Concernant les raisons du refus actuel de la France de reconnaître et condamner ses crimes coloniaux, le collaborateur scientifique de L’Institut d’histoire du temps présent explique : “Après 1962, il y a eu longtemps une omerta sur les crimes coloniaux. Dans les années 1990 et 2000, s’est exprimée en France une exigence de vérité. Puis, surtout à partir du mandat de Sarkozy, il y a eu un retour de bâton. On a accusé ceux qui voulaient la reconnaissance de la vérité de « repentance », c’est-à-dire de s’en prendre à l’honneur du pays, de s’humilier. En 2017, en campagne électorale et en quête de soutiens à Alger, Macron avait qualifié la colonisation de « crime contre l’humanité ». Il a ensuite très vite rétropédalé et inventé ce goutte-à-goutte mémoriel dont j’imagine qu’il paraît vraiment étrange aux Algériens : en fonction de la situation politique intérieure et de l’état des relations avec l’Algérie, il distribue périodiquement les « reconnaissances » à différentes clientèles politiques, en prenant presque toujours des libertés avec l’histoire, comme dans le cas de Ben M’Hidi. Ici, il s’agit clairement de compenser l’effet désastreux de son alignement avec le Maroc sur la question du Sahara occidental.”
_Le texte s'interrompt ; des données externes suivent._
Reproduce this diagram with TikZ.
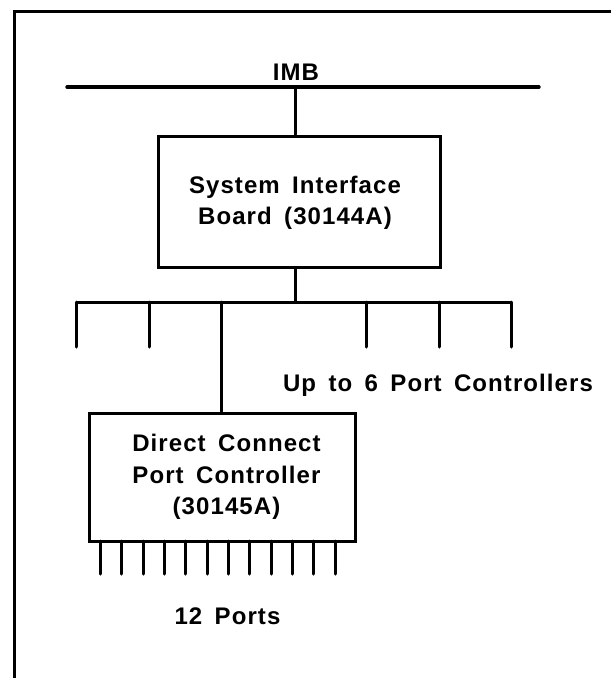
\documentclass[tikz,border=0pt]{standalone}
\usepackage{fontspec}
\setmainfont{Liberation Sans}
\newfontfamily\diafont[LetterSpace=4.5,WordSpace=1.6]{Liberation Sans}
\begin{document}
\begin{tikzpicture}[x=1pt,y=-1pt,
  wire/.style={line width=3pt,line cap=round},
  boxst/.style={draw,line width=3pt,inner sep=0pt,align=center},
  lbl/.style={font=\diafont\fontsize{24}{31.5}\selectfont\bfseries,inner sep=0pt,align=center}]
\useasboundingbox (0,0) rectangle (611,678);
\fill[white] (0,0) rectangle (611,678);
% frame (cut at right and bottom)
\coordinate (fTL) at (14,11);
\coordinate (fTR) at (615,11);
\coordinate (fBL) at (14,682);
\draw[line width=3pt] (fTR) -- (fTL) -- (fBL);
% IMB bus
\node[lbl] (imb) at (296,72) {IMB};
\coordinate (busL) at (67,87);
\coordinate (busR) at (539,87);
\coordinate (busT) at (295,87);
\draw[line width=3.4pt,line cap=round] (busL) -- (busR);
% System interface board
\node[boxst,minimum width=282pt,minimum height=131pt] (sib) at (299.5,201.5) {};
\node[lbl] (sibtxt) at (295,203) {System Interface\\Board (30144A)};
\draw[wire] (busT) -- (busT |- sib.north);
% branch
\coordinate (brT) at (295,302);
\coordinate (brL) at (76,302);
\coordinate (brR) at (511,302);
\draw[wire] (brT |- sib.south) -- (brT);
\draw[wire,line cap=butt] (brL) -- (brR);
\foreach \x/\n in {76/a,149/b,366/d,439/e,511/f}{
  \coordinate (d\n t) at (\x,302);
  \coordinate (d\n b) at (\x,347);
  \draw[wire] (d\n t) -- (d\n b);
}
\node[lbl] (upto) at (438,385) {Up to 6 Port Controllers};
% direct connect port controller
\node[boxst,minimum width=266pt,minimum height=128pt] (dcpc) at (222,477) {};
\node[lbl] (dcpctxt) at (226.5,477) {Direct Connect\\Port Controller\\(30145A)};
\coordinate (dct) at (221,302);
\draw[wire] (dct) -- (dct |- dcpc.north);
% ports
\foreach \i in {0,...,11}{
  \coordinate (p\i t) at ({100.5+\i*21.32},541);
  \coordinate (p\i b) at ({100.5+\i*21.32},574);
  \draw[wire] (p\i t) -- (p\i b);
}
\node[lbl] (ports) at (227.5,616) {12 Ports};
\end{tikzpicture}
\end{document}
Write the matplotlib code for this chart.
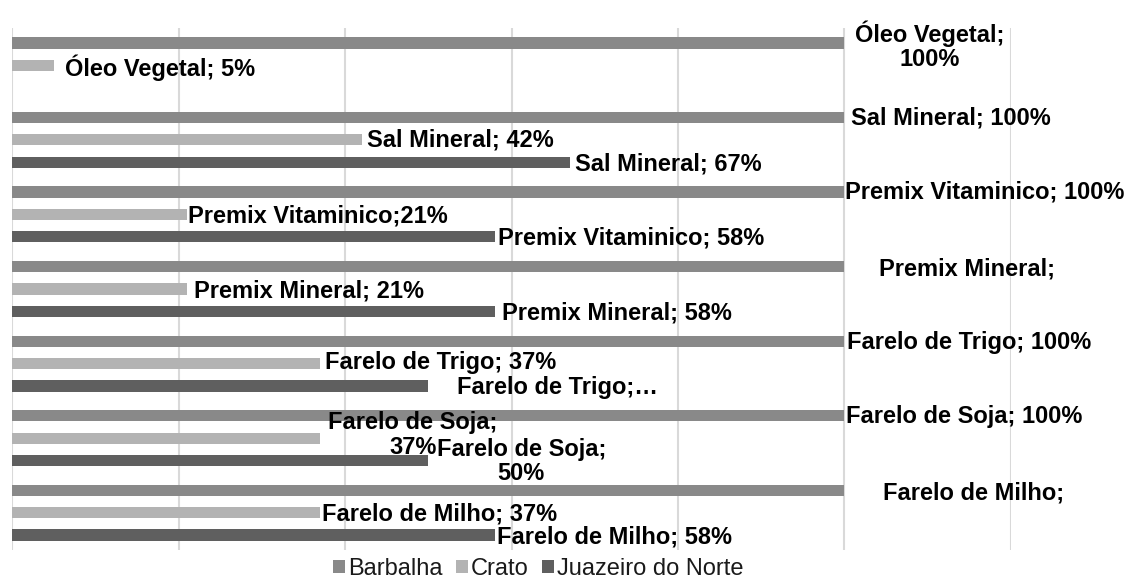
import matplotlib
matplotlib.use('Agg')
import matplotlib.pyplot as plt
import numpy as np

plt.rcParams['font.family'] = ['Liberation Sans', 'DejaVu Sans']

# data (top to bottom)
categories = ['Óleo Vegetal', 'Sal Mineral', 'Premix Vitaminico', 'Premix Mineral',
              'Farelo de Trigo', 'Farelo de Soja', 'Farelo de Milho']
seriesNames = ['Barbalha', 'Crato', 'Juazeiro do Norte']
barbalha = [100, 100, 100, 100, 100, 100, 100]
crato = [5, 42, 21, 21, 37, 37, 37]
juazeiro = [None, 67, 58, 58, 50, 50, 58]
colors = ['#898989', '#b3b3b3', '#5f5f5f']

# label texts as shown on the chart (Excel data labels, some wrapped / cut)
labelsBarbalha = ['Óleo Vegetal;\n100%', 'Sal Mineral; 100%', 'Premix Vitaminico; 100%',
                  'Premix Mineral;', 'Farelo de Trigo; 100%', 'Farelo de Soja; 100%',
                  'Farelo de Milho;']
labelsCrato = ['Óleo Vegetal; 5%', 'Sal Mineral; 42%', 'Premix Vitaminico;21%',
               'Premix Mineral; 21%', 'Farelo de Trigo; 37%', 'Farelo de Soja;\n37%',
               'Farelo de Milho; 37%']
labelsJuazeiro = [None, 'Sal Mineral; 67%', 'Premix Vitaminico; 58%', 'Premix Mineral; 58%',
                  'Farelo de Trigo;…', 'Farelo de Soja;\n50%', 'Farelo de Milho; 58%']

# label offsets from bar end in pixels (dx, dy, ha)
offsBarbalha = [(85, -3, 'center'), (7, -1, 'left'), (1, 0, 'left'), (123, -2, 'center'),
                (3, -1, 'left'), (2, -1, 'left'), (129, -3, 'center')]
offsCrato = [(11, -2, 'left'), (5, 0, 'left'), (1, -2, 'left'), (7, -2, 'left'),
             (5, 1, 'left'), (93, 3, 'center'), (2, -1, 'left')]
offsJuazeiro = [None, (5, -2, 'left'), (3, -1, 'left'), (7, -2, 'left'),
                (29, -2, 'left'), (93, -1, 'center'), (2, -2, 'left')]

W, H = 1131, 579
fig = plt.figure(figsize=(W / 100, H / 100), dpi=100)
ax = fig.add_axes([12 / W, 1 - 550 / H, (1011 - 12) / W, 522 / H])

y = np.arange(len(categories))
shift = [-0.3, 0.0, 0.3]
allValues = [barbalha, crato, juazeiro]
allLabels = [labelsBarbalha, labelsCrato, labelsJuazeiro]
allOffs = [offsBarbalha, offsCrato, offsJuazeiro]

for s in range(3):
    vals = allValues[s]
    ys = [y[i] + shift[s] for i in range(len(vals)) if vals[i] is not None]
    vs = [vals[i] / 100 for i in range(len(vals)) if vals[i] is not None]
    ax.barh(ys, vs, height=0.15, color=colors[s], label=seriesNames[s], zorder=3)
    for i in range(len(vals)):
        if vals[i] is None or allLabels[s][i] is None:
            continue
        dx, dy, ha = allOffs[s][i]
        ax.annotate(allLabels[s][i], xy=(vals[i] / 100, y[i] + shift[s]),
                    xytext=(dx, dy), textcoords='offset pixels',
                    ha=ha, va='center', fontsize=17, fontweight='bold',
                    color='black', linespacing=1.08, annotation_clip=False, zorder=5)

ax.set_xlim(0, 1.2)
ax.set_ylim(len(categories) - 0.5, -0.5)
ax.set_xticks(np.arange(0, 1.21, 0.2))
ax.set_yticks([])
ax.tick_params(axis='x', length=0, labelbottom=False)
ax.grid(axis='x', color='#d9d9d9', linewidth=1.5, zorder=0)
for sp in ax.spines.values():
    sp.set_visible(False)

fig.legend(loc='center', bbox_to_anchor=(0.476, 1 - 569 / H), ncol=3, frameon=False,
           fontsize=17, handlelength=0.5, handleheight=0.5, handletextpad=0.15,
           columnspacing=0.55, borderpad=0, labelcolor='#1a1a1a')

fig.savefig('out.png', dpi=100)
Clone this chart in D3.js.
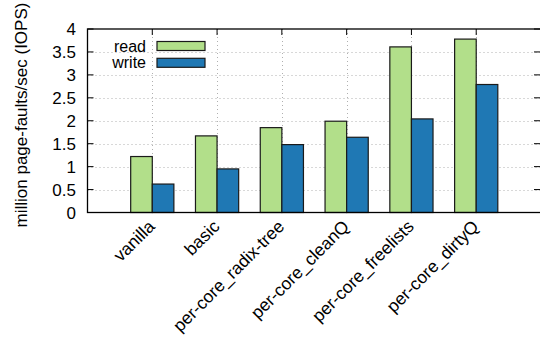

Enfin, en réponse à la question d’Echorouk Online sur l’influence de l’extrême droite dans ce refus de la France de reconnaître ses crimes coloniaux, l’auteur de “Le Pen et la torture : Alger 1957, l’histoire contre l’oubli” répond : “Bien sûr. Le refus de regarder en face le passé colonial dans son ensemble et même la tendance à réhabiliter le colonialisme sont des aspects de l’extrême droitisation et de la montée considérable du racisme en France. Avec le gouvernement Barnier qui ne tient qu’avec le soutien du parti lepéniste à l’Assemblée, il est très probable que nous ayons à subir une offensive sur ce terrain.”